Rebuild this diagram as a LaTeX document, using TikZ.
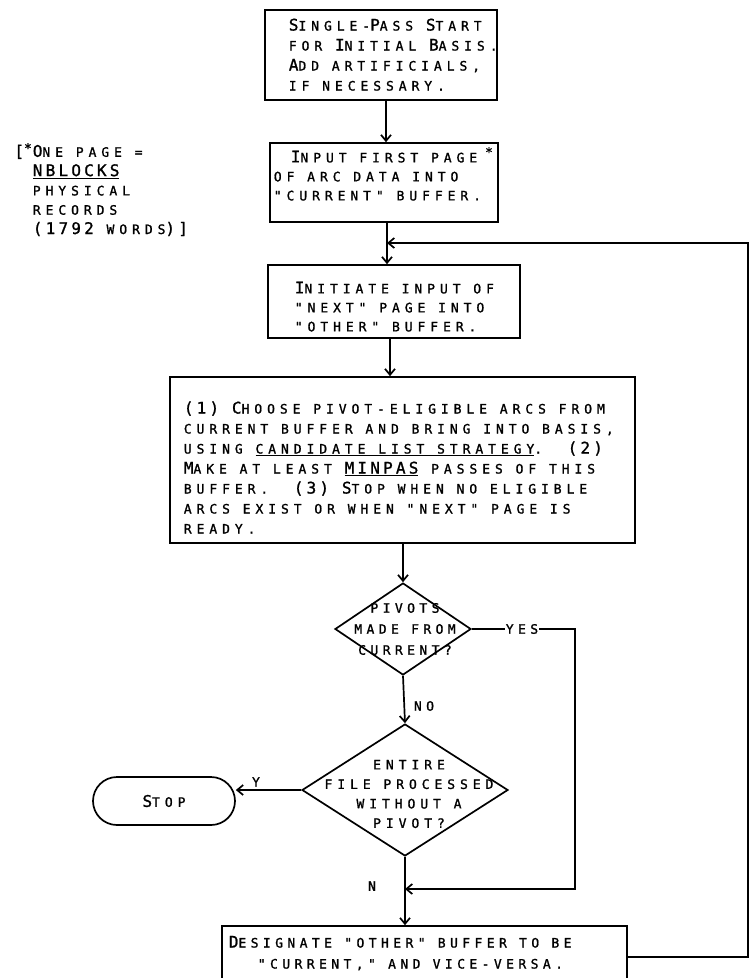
\documentclass[tikz,border=0pt]{standalone}
\usepackage{fontspec}
\setmainfont{DejaVu Sans Mono}
\newfontfamily\tw{DejaVu Sans Mono}[LetterSpace=38,FakeBold=1.2]
\newfontfamily\twn{DejaVu Sans Mono}[LetterSpace=34,FakeBold=1.2]
\newfontfamily\twb{DejaVu Sans Mono}[LetterSpace=20,FakeBold=1.2]
\newcommand\K[1]{{\twb\fontsize{16}{16}\selectfont #1}}
\usetikzlibrary{arrows.meta,shapes.geometric}
\begin{document}
\begin{tikzpicture}[x=1pt,y=-1pt,line width=1.7pt,
  box/.style 2 args={draw,rectangle,inner sep=0pt,minimum width=#1,minimum height=#2},
  dia/.style 2 args={draw,diamond,inner sep=0pt,minimum width=#1,minimum height=#2},
  txt/.style={anchor=north west,inner sep=0pt,align=left,font=\tw\fontsize{13}{20}\selectfont},
  ctxt/.style={anchor=center,inner sep=0pt,align=center,font=\twn\fontsize{13}{21}\selectfont},
  lbl/.style={inner sep=1pt,font=\twn\fontsize{13}{15}\selectfont},
  arr/.style={-{Straight Barb[length=6pt,width=10pt]}}]
\useasboundingbox (0,0) rectangle (751,978);
\fill[white] (0,0) rectangle (751,978);

% boxes
\node[box={232}{90}] (b1) at (381,55) {};
\node[txt] (t1) at (288,15.7) {\strut\K{S}INGLE-\K{P}ASS \K{S}TART\\FOR \K{I}NITIAL \K{B}ASIS.\\\K{A}DD ARTIFICIALS,\\IF NECESSARY.};

\node[box={228}{79}] (b2) at (384,182.5) {};
\node[txt,font=\tw\fontsize{13}{19}\selectfont] (t2) at (273,148.2) {\strut\hspace{17pt}\K{I}NPUT FIRST PAGE\\OF ARC DATA INTO\\"CURRENT" BUFFER.};
\node[lbl] (ast) at (489,152) {*};

\node[box={252}{73}] (b3) at (394,301.5) {};
\node[txt,font=\tw\fontsize{13}{19}\selectfont] (t3) at (294,279.2) {\strut\K{I}NITIATE INPUT OF\\"NEXT" PAGE INTO\\"OTHER" BUFFER.};

\node[box={465}{166}] (b4) at (402.5,460) {};
\node[txt] (t4) at (183,398.7) {\strut\K{(1) C}HOOSE PIVOT-ELIGIBLE ARCS FROM\\CURRENT BUFFER AND BRING INTO BASIS,\\USING \underline{CANDIDATE LIST STRATEGY}.\ \ \K{(2)}\\\K{M}AKE AT LEAST \underline{\K{MINPAS}} PASSES OF THIS\\BUFFER.\ \ \K{(3) S}TOP WHEN NO ELIGIBLE\\ARCS EXIST OR WHEN "NEXT" PAGE IS\\READY.};

\node[dia={136}{92}] (d1) at (403,629) {};
\node[ctxt] (t5) at (405,629) {PIVOTS\\MADE FROM\\CURRENT?};

\node[dia={206}{132}] (d2) at (405,790) {};
\node[ctxt,font=\tw\fontsize{13}{19.5}\selectfont] (t6) at (409,794) {ENTIRE\\FILE PROCESSED\\WITHOUT A\\PIVOT?};

\node[draw,rounded corners=24pt,minimum width=142,minimum height=48,inner sep=0pt,font=\tw\fontsize{13}{15}\selectfont] (stop) at (164,801) {\K{S}TOP};

\node[box={405}{62}] (b5) at (424.5,957) {};
\node[txt,font=\twn\fontsize{13}{21}\selectfont] (t7) at (228,932) {\strut\K{D}ESIGNATE "OTHER" BUFFER TO BE\\\hspace{29pt}"CURRENT," AND VICE-VERSA.};

% note
\node[txt,font=\tw\fontsize{13}{19.3}\selectfont] (note) at (32,142.3) {\strut\llap{\K{[}\raisebox{4pt}{*}\hspace{1pt}}\K{O}NE PAGE =\\\underline{\K{NBLOCKS}}\\PHYSICAL\\RECORDS\\\K{(1792} WORDS\K{)]}};

% connectors
\coordinate (a1) at (386,0);
\coordinate (a2) at (387,0);
\coordinate (a3) at (390,0);
\draw[arr] (b1.south -| a1) -- (b2.north -| a1);
\draw[arr] (b2.south -| a2) -- (b3.north -| a2);
\draw[arr] (b3.south -| a3) -- (b4.north -| a3);
\draw[arr] (b4.south -| d1.north) -- (d1.north);
\draw[arr] (d1.south) -- (d2.north);
\draw[arr] (d2.south) -- (d2.south |- b5.north);
\draw[arr] (d2.west) -- (d2.west -| stop.east);

\coordinate (yr) at (575,0);
\coordinate (mg) at (0,889);
\draw[arr] (d1.east) -- (d1.east -| yr) -- (yr |- mg) -- (mg -| d2.south);

\coordinate (rr) at (748,0);
\coordinate (fb) at (0,243);
\draw[arr] (b5.east) -- (b5.east -| rr) -- (rr |- fb) -- (fb -| a2);

% labels
\node[lbl,fill=white] (yes) at (522,629) {YES};
\node[lbl] (no) at (424,706) {NO};
\node[lbl] (ylbl) at (256,782) {Y};
\node[lbl] (nlbl) at (372,886) {N};
\end{tikzpicture}
\end{document}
_ _ _ _ _ _ _
▸ Task to complete:
Exactly restate the lines from the beginning of the data through the line with "(t1) at (288,15.7)", and no others, keeping pictures out.

▸ Answer to this exercise:
Rebuild this diagram as a LaTeX document, using TikZ.
\documentclass[tikz,border=0pt]{standalone}
\usepackage{fontspec}
\setmainfont{DejaVu Sans Mono}
\newfontfamily\tw{DejaVu Sans Mono}[LetterSpace=38,FakeBold=1.2]
\newfontfamily\twn{DejaVu Sans Mono}[LetterSpace=34,FakeBold=1.2]
\newfontfamily\twb{DejaVu Sans Mono}[LetterSpace=20,FakeBold=1.2]
\newcommand\K[1]{{\twb\fontsize{16}{16}\selectfont #1}}
\usetikzlibrary{arrows.meta,shapes.geometric}
\begin{document}
\begin{tikzpicture}[x=1pt,y=-1pt,line width=1.7pt,
  box/.style 2 args={draw,rectangle,inner sep=0pt,minimum width=#1,minimum height=#2},
  dia/.style 2 args={draw,diamond,inner sep=0pt,minimum width=#1,minimum height=#2},
  txt/.style={anchor=north west,inner sep=0pt,align=left,font=\tw\fontsize{13}{20}\selectfont},
  ctxt/.style={anchor=center,inner sep=0pt,align=center,font=\twn\fontsize{13}{21}\selectfont},
  lbl/.style={inner sep=1pt,font=\twn\fontsize{13}{15}\selectfont},
  arr/.style={-{Straight Barb[length=6pt,width=10pt]}}]
\useasboundingbox (0,0) rectangle (751,978);
\fill[white] (0,0) rectangle (751,978);

% boxes
\node[box={232}{90}] (b1) at (381,55) {};
\node[txt] (t1) at (288,15.7) {\strut\K{S}INGLE-\K{P}ASS \K{S}TART\\FOR \K{I}NITIAL \K{B}ASIS.\\\K{A}DD ARTIFICIALS,\\IF NECESSARY.};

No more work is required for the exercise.